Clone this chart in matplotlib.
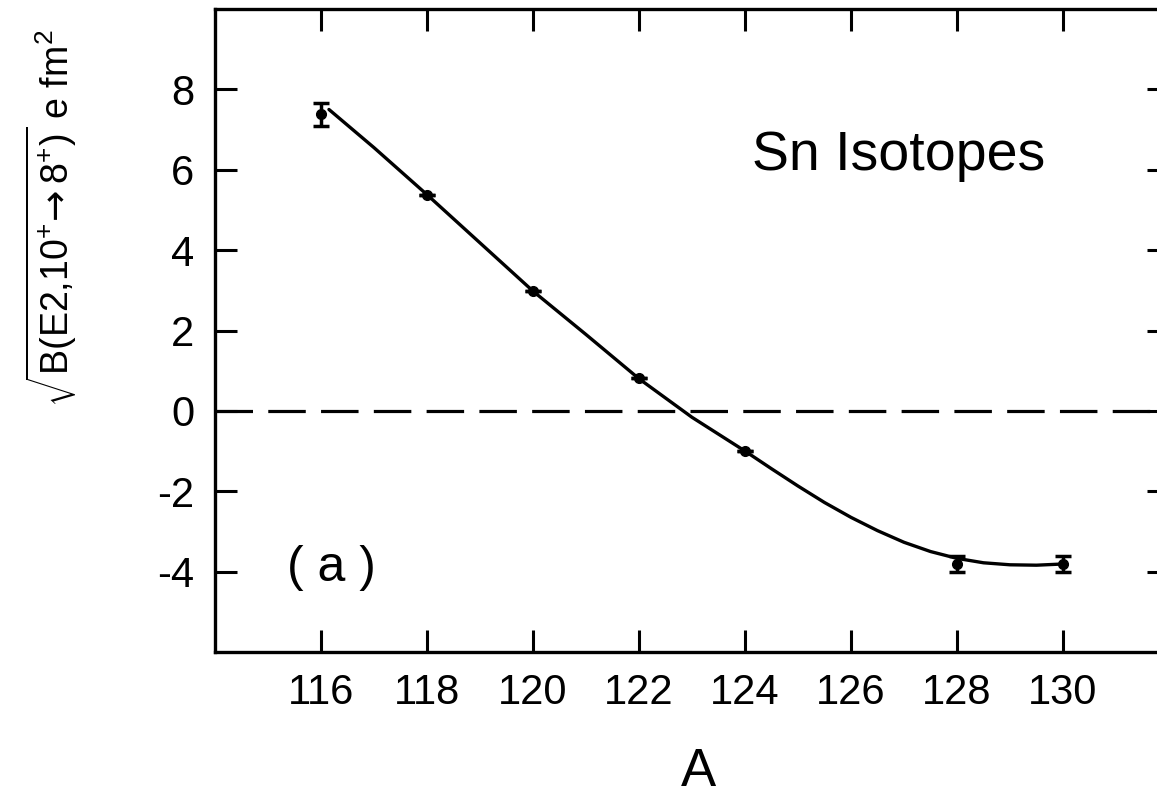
import matplotlib
matplotlib.use("Agg")
import matplotlib.pyplot as plt

plt.rcParams['font.family'] = ['Liberation Sans', 'DejaVu Sans']
plt.rcParams['mathtext.fontset'] = 'custom'
plt.rcParams['mathtext.rm'] = 'Liberation Sans'
plt.rcParams['mathtext.it'] = 'Liberation Sans'
plt.rcParams['mathtext.bf'] = 'Liberation Sans:bold'
plt.rcParams['mathtext.sf'] = 'DejaVu Sans'
plt.rcParams['lines.scale_dashes'] = False
plt.rcParams['axes.unicode_minus'] = False

# measured points (mass number A, sqrt(B(E2)) in e fm^2)
A_data = [116, 118, 120, 122, 124, 128, 130]
B_data = [7.38, 5.38, 2.98, 0.82, -0.99, -3.80, -3.80]
B_err = [0.28, 0.0, 0.0, 0.0, 0.0, 0.20, 0.20]

# calculated curve
A_curve = [116.15, 117, 118, 119, 120, 121, 122, 123, 124, 124.5, 125, 125.5, 126,
           126.5, 127, 127.5, 128, 128.5, 129, 129.5, 130]
B_curve = [7.50, 6.55, 5.38, 4.18, 2.98, 1.90, 0.80, -0.16, -1.00, -1.44, -1.87, -2.28, -2.65,
           -2.98, -3.27, -3.50, -3.67, -3.78, -3.83, -3.84, -3.81]

x_ticks = [116, 118, 120, 122, 124, 126, 128, 130]
y_ticks = [-4, -2, 0, 2, 4, 6, 8]

fig = plt.figure(figsize=(11.57, 7.96), dpi=100)
ax = fig.add_axes([215 / 1157, 1 - 652 / 796, (1169 - 215) / 1157, (652 - 9) / 796])

ax.axhline(0, color='black', lw=2.3, dashes=(27, 11))
ax.plot(A_curve, B_curve, color='black', lw=2.4, solid_capstyle='round',
        solid_joinstyle='round')
ax.errorbar(A_data, B_data, yerr=B_err, fmt='o', color='black', markersize=7,
            elinewidth=2.5, capsize=6, capthick=2.5)

ax.set_xlim(114, 132)
ax.set_ylim(-6, 10)
ax.set_xticks(x_ticks)
ax.set_yticks(y_ticks)
ax.tick_params(direction='in', length=16, width=2.2, labelsize=30, pad=15,
               top=True, right=True)
for s in ax.spines.values():
    s.set_linewidth(2.4)

ax.text(126.9, 6.35, 'Sn Isotopes', fontsize=40, ha='center', va='center')
ax.text(115.35, -3.9, '( a )', fontsize=36, ha='left', va='center')

fig.text(698 / 1157, 1 - 772 / 796, 'A', fontsize=38, ha='center', va='center')
fig.text(51 / 1157, 1 - 218 / 796,
         r'$\sqrt{\mathrm{B(E2{,}10^{+}}\!\mathsf{\rightarrow}\mathrm{8^{+})}}$ e fm$^{2}$',
         fontsize=27, rotation=90, ha='center', va='center')

fig.savefig('out.png', dpi=100)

......

## SHORT PROBLEM:
Restate each line from the start of the listing through the line bearing "ax.text(115.35, -3.9, '( a" word for word. Drop the pictures.

## ANSWER FOR THE TASK:
Clone this chart in matplotlib.
import matplotlib
matplotlib.use("Agg")
import matplotlib.pyplot as plt

plt.rcParams['font.family'] = ['Liberation Sans', 'DejaVu Sans']
plt.rcParams['mathtext.fontset'] = 'custom'
plt.rcParams['mathtext.rm'] = 'Liberation Sans'
plt.rcParams['mathtext.it'] = 'Liberation Sans'
plt.rcParams['mathtext.bf'] = 'Liberation Sans:bold'
plt.rcParams['mathtext.sf'] = 'DejaVu Sans'
plt.rcParams['lines.scale_dashes'] = False
plt.rcParams['axes.unicode_minus'] = False

# measured points (mass number A, sqrt(B(E2)) in e fm^2)
A_data = [116, 118, 120, 122, 124, 128, 130]
B_data = [7.38, 5.38, 2.98, 0.82, -0.99, -3.80, -3.80]
B_err = [0.28, 0.0, 0.0, 0.0, 0.0, 0.20, 0.20]

# calculated curve
A_curve = [116.15, 117, 118, 119, 120, 121, 122, 123, 124, 124.5, 125, 125.5, 126,
           126.5, 127, 127.5, 128, 128.5, 129, 129.5, 130]
B_curve = [7.50, 6.55, 5.38, 4.18, 2.98, 1.90, 0.80, -0.16, -1.00, -1.44, -1.87, -2.28, -2.65,
           -2.98, -3.27, -3.50, -3.67, -3.78, -3.83, -3.84, -3.81]

x_ticks = [116, 118, 120, 122, 124, 126, 128, 130]
y_ticks = [-4, -2, 0, 2, 4, 6, 8]

fig = plt.figure(figsize=(11.57, 7.96), dpi=100)
ax = fig.add_axes([215 / 1157, 1 - 652 / 796, (1169 - 215) / 1157, (652 - 9) / 796])

ax.axhline(0, color='black', lw=2.3, dashes=(27, 11))
ax.plot(A_curve, B_curve, color='black', lw=2.4, solid_capstyle='round',
        solid_joinstyle='round')
ax.errorbar(A_data, B_data, yerr=B_err, fmt='o', color='black', markersize=7,
            elinewidth=2.5, capsize=6, capthick=2.5)

ax.set_xlim(114, 132)
ax.set_ylim(-6, 10)
ax.set_xticks(x_ticks)
ax.set_yticks(y_ticks)
ax.tick_params(direction='in', length=16, width=2.2, labelsize=30, pad=15,
               top=True, right=True)
for s in ax.spines.values():
    s.set_linewidth(2.4)

ax.text(126.9, 6.35, 'Sn Isotopes', fontsize=40, ha='center', va='center')
ax.text(115.35, -3.9, '( a )', fontsize=36, ha='left', va='center')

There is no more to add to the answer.